Le procès de l'ex-ministre de l'Intérieur Charles Pasqua s'ouvre lundi devant la Cour de justice de la République pour trois affaires de corruption présumée entre 1993 et 1995. /Photo d'archives/REUTERS/Charles Platiau

Le procès de l'ex-ministre de l'Intérieur Charles Pasqua s'ouvre lundi devant la Cour de justice de la République pour trois affaires de corruption présumée entre 1993 et 1995. /Photo d'archives/REUTERS/Charles Platiau - -

Le procès de l'ex-ministre de l'Intérieur Charles Pasqua s'ouvre ce lundi devant la Cour de justice pour trois affaires de corruption présumée entre 1993 et 1995.

par Clément Dossin

PARIS (Reuters) - Charles Pasqua a clamé lundi son innocence à l'ouverture de son procès devant la Cour de justice de la République pour trois affaires de corruption présumée à l'époque où il était ministre de l'Intérieur de 1993 à 1995.

Poursuivi pour "complicité et recel d'abus de biens sociaux" et "corruption passive par personne dépositaire de l'autorité publique", le sénateur, qui a fêté ses 83 ans dimanche, encourt jusqu'à dix ans de prison devant cette juridiction spéciale.

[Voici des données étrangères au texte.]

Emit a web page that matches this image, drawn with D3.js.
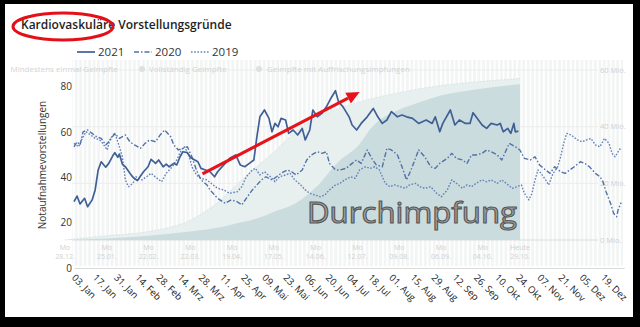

Composée de trois magistrats et douze parlementaires, la Cour, créée pour enquêter sur les présomptions de crimes et délits commis par des ministres dans l'exercice de leurs fonctions, siège pour la quatrième fois en 17 ans.

"Je suis innocent des faits qui me sont reprochés et j'espère que les débats le feront ressortir", a déclaré Charles Pasqua devant la Cour, dénonçant la façon "anormale" dont l'instruction a été conduite selon lui, "à charge et au mépris de (s)es droits élémentaires".

L'ex-ministre, qui a fait preuve de véhémence, a qualifié tour à tour les accusations portées à son encontre de "totalement fausses", "inacceptables" et "grotesques".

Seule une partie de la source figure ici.